Son « successeur », le déjà champion du monde Gabriel Campillo, est aujourd’hui pratiquement inconnu du grand public espagnol.
Pourquoi un tel ostracisme dans un pays où la boxe a pourtant été aussi populaire que le football dans les années 1950 et 1960 ? La faute à la gauche, clament en choeur les boxeurs qui dénoncent une véritable « persécution ».
Dès sa fondation en 1976, le quotidien espagnol de référence, El País, décide de ne publier aucune information sur la boxe.
« Sauf celles relatant des accidents soufferts par les combattants ou qui reflètent le monde sordide de cette activité. »
Le journal couvre en revanche les corridas, en leur dédiant de pleines pages aux images souvent sanglantes.
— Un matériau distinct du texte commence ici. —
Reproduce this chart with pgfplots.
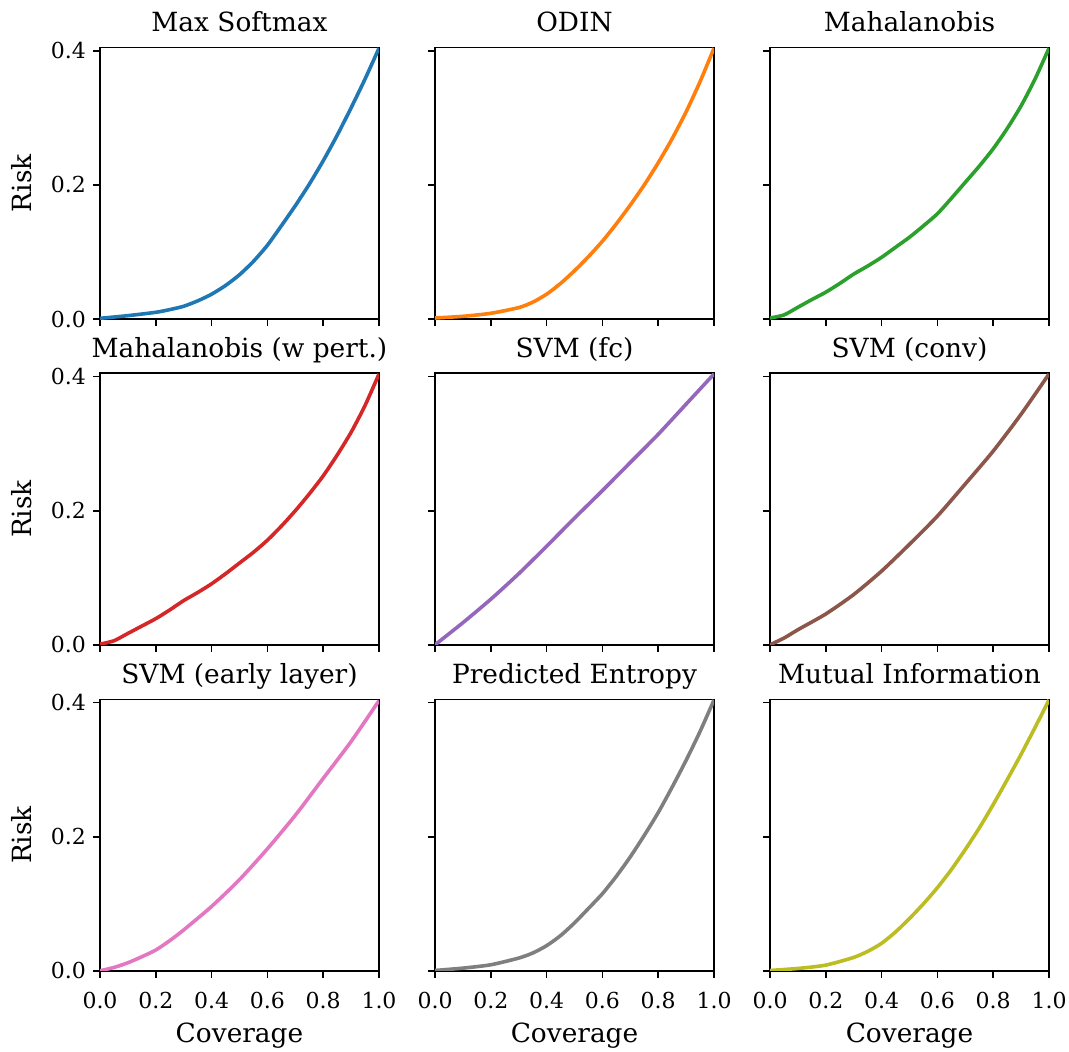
\documentclass[border=0pt]{standalone}
\usepackage{fontspec}
\setmainfont{DejaVu Serif}
\usepackage{pgfplots}
\pgfplotsset{compat=1.18}
\definecolor{c0}{HTML}{1F77B4}
\definecolor{c1}{HTML}{FF7F0E}
\definecolor{c2}{HTML}{2CA02C}
\definecolor{c3}{HTML}{D62728}
\definecolor{c4}{HTML}{9467BD}
\definecolor{c5}{HTML}{8C564B}
\definecolor{c6}{HTML}{E377C2}
\definecolor{c7}{HTML}{7F7F7F}
\definecolor{c8}{HTML}{BCBD22}
\pgfplotsset{
  panel/.style={
    width=139.5pt, height=135.75pt, scale only axis, anchor=north west,
    xmin=0, xmax=1, ymin=0, ymax=0.405,
    xtick={0,0.2,0.4,0.6,0.8,1}, ytick={0,0.2,0.4},
    tick align=outside, xtick pos=left, ytick pos=left,
    major tick length=3.5pt,
    tick style={line width=0.8pt, black},
    axis line style={line width=0.8pt},
    ticklabel style={font=\fontsize{11}{13}\selectfont},
    xticklabel style={yshift=-3.5pt},
    /pgf/number format/fixed, /pgf/number format/fixed zerofill,
    /pgf/number format/precision=1, /pgf/number format/assume math mode=true,
    title style={font=\fontsize{13.2}{15}\selectfont, anchor=base, at={(0.5,1)}, yshift=1.9pt, inner sep=0pt},
    xlabel style={font=\fontsize{13.2}{15}\selectfont, at={(axis description cs:0.5,0)}, anchor=base, yshift=-36pt, inner sep=0pt},
    ylabel style={font=\fontsize{13.2}{15}\selectfont, at={(axis description cs:0,0.5)}, anchor=center, yshift=39pt},
  },
  noxl/.style={xticklabels={}},
  noyl/.style={yticklabels={}},
  cur/.style={line width=1.8pt, line join=round, smooth, tension=0.4},
}
\begin{document}
\begin{tikzpicture}
\useasboundingbox (0,0) rectangle (534.5pt,-526pt);
% Row 1
\begin{axis}[panel, noxl, at={(50pt,-23.75pt)}, title={Max Softmax}, ylabel={Risk}]
\addplot[cur, c0] coordinates {(0,0.001) (0.1,0.005) (0.2,0.01) (0.25,0.014) (0.3,0.019) (0.35,0.027) (0.4,0.037) (0.45,0.05) (0.5,0.066) (0.55,0.086) (0.6,0.11) (0.65,0.139) (0.7,0.169) (0.75,0.201) (0.8,0.236) (0.85,0.274) (0.9,0.315) (0.95,0.358) (1,0.404)};
\end{axis}
\begin{axis}[panel, noxl, noyl, at={(217.5pt,-23.75pt)}, title={ODIN}]
\addplot[cur, c1] coordinates {(0,0.0015) (0.1,0.004) (0.2,0.0085) (0.3,0.017) (0.35,0.025) (0.4,0.037) (0.45,0.053) (0.5,0.072) (0.55,0.093) (0.6,0.116) (0.65,0.142) (0.7,0.17) (0.75,0.2) (0.8,0.233) (0.85,0.269) (0.9,0.309) (0.95,0.354) (1,0.404)};
\end{axis}
\begin{axis}[panel, noxl, noyl, at={(385pt,-23.75pt)}, title={Mahalanobis}]
\addplot[cur, c2] coordinates {(0,0.0015) (0.05,0.006) (0.1,0.0175) (0.15,0.029) (0.2,0.04) (0.25,0.053) (0.3,0.067) (0.35,0.079) (0.4,0.092) (0.45,0.107) (0.5,0.122) (0.55,0.139) (0.6,0.157) (0.65,0.18) (0.7,0.204) (0.75,0.228) (0.8,0.254) (0.85,0.284) (0.9,0.318) (0.95,0.358) (1,0.404)};
\end{axis}
% Row 2
\begin{axis}[panel, noxl, at={(50pt,-186.65pt)}, title={Mahalanobis (w pert.)}, ylabel={Risk}]
\addplot[cur, c3] coordinates {(0,0.001) (0.05,0.006) (0.1,0.017) (0.15,0.028) (0.2,0.039) (0.25,0.052) (0.3,0.066) (0.35,0.078) (0.4,0.091) (0.45,0.106) (0.5,0.122) (0.55,0.138) (0.6,0.156) (0.65,0.177) (0.7,0.2) (0.75,0.225) (0.8,0.252) (0.85,0.283) (0.9,0.317) (0.95,0.357) (1,0.404)};
\end{axis}
\begin{axis}[panel, noxl, noyl, at={(217.5pt,-186.65pt)}, title={SVM (fc)}]
\addplot[cur, c4] coordinates {(0,0) (0.1,0.033) (0.2,0.068) (0.3,0.106) (0.4,0.147) (0.5,0.189) (0.6,0.23) (0.7,0.272) (0.8,0.314) (0.9,0.359) (1,0.404)};
\end{axis}
\begin{axis}[panel, noxl, noyl, at={(385pt,-186.65pt)}, title={SVM (conv)}]
\addplot[cur, c5] coordinates {(0,0) (0.05,0.01) (0.1,0.0225) (0.2,0.046) (0.3,0.075) (0.4,0.11) (0.5,0.15) (0.6,0.192) (0.7,0.24) (0.8,0.289) (0.9,0.344) (1,0.404)};
\end{axis}
% Row 3
\begin{axis}[panel, at={(50pt,-349.65pt)}, title={SVM (early layer)}, ylabel={Risk}, xlabel={Coverage}]
\addplot[cur, c6] coordinates {(0,0) (0.05,0.005) (0.1,0.012) (0.15,0.021) (0.2,0.031) (0.25,0.045) (0.3,0.061) (0.4,0.096) (0.5,0.136) (0.6,0.182) (0.7,0.232) (0.8,0.287) (0.9,0.342) (1,0.403)};
\end{axis}
\begin{axis}[panel, noyl, at={(217.5pt,-349.65pt)}, title={Predicted Entropy}, xlabel={Coverage}]
\addplot[cur, c7] coordinates {(0,0.0005) (0.1,0.004) (0.2,0.009) (0.3,0.019) (0.35,0.0265) (0.4,0.0375) (0.45,0.0525) (0.5,0.0715) (0.55,0.093) (0.6,0.115) (0.65,0.141) (0.7,0.17) (0.75,0.202) (0.8,0.236) (0.85,0.274) (0.9,0.314) (0.95,0.357) (1,0.404)};
\end{axis}
\begin{axis}[panel, noyl, at={(385pt,-349.65pt)}, title={Mutual Information}, xlabel={Coverage}]
\addplot[cur, c8] coordinates {(0,0.0005) (0.1,0.0035) (0.2,0.0085) (0.3,0.02) (0.35,0.029) (0.4,0.041) (0.45,0.058) (0.5,0.078) (0.55,0.1) (0.6,0.124) (0.65,0.151) (0.7,0.181) (0.75,0.213) (0.8,0.248) (0.85,0.285) (0.9,0.323) (0.95,0.363) (1,0.404)};
\end{axis}
\end{tikzpicture}
\end{document}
En 1989, la télévision publique (TVE) suit le même chemin, sur l’initiative de son directeur, Luis Solana, un ancien député socialiste. Toutes ses antennes opposent un veto à la boxe qui « n’est pas bonne pour la stabilité de la société et la morale publique », argumente-t-il. Apparu dans les kiosques en 2007, le deuxième plus grand journal espagnol marqué à gauche, Público, a suivi le même chemin.
Plus mesurée que ses boxeurs, la secrétaire générale de la Fédération, Margarita Rodríguez, rejette le terme de « persécution ». La boxe espagnole reçoit après tout des subventions annuelles du gouvernement socialiste en place (moins d’un million d’euros en 2010). Mais les médias de gauche « nous annulent, tout simplement. Ils nous ignorent ».
Quant à la télévision publique, « elle retransmet les courses de Formule 1 et de motos alors qu’il s’y produit beaucoup plus d’accidents », s’agace-t-elle.
L’invisibilité médiatique asphyxie en tout cas la boxe espagnole, les sponsors hésitant à financer un sport rejeté par la première chaîne publique, leader d’audience en Espagne. Certaines petites chaînes de la TNT se sont cependant récemment lancées sur le filon avec un certain succès d’audience.
« La gauche a tué la boxe espagnole. En la stigmatisant moralement, elle l’a plombée financièrement », accuse Quique Peinado, journaliste sur la chaîne de télévision sportive Marca TV et d’autant plus en colère qu’il se situe lui aussi bien à gauche.
« L’hostilité vient d’un cliché né pendant le franquisme, lorsque les boxeurs espagnols étaient les sportifs les plus associés au régime. Normal, ils triomphaient à cette époque et Franco tentait d’utiliser leur gloire comme il l’a fait avec le football », explique-t-il.
Prêts à faire des milliers de kilomètres pour suivre les champions espagnols, l’acteur Javier Bardem et son frère, Carlos, issus d’une famille très marquée à gauche, dénoncent aussi le « discrédit social de la boxe en Espagne ».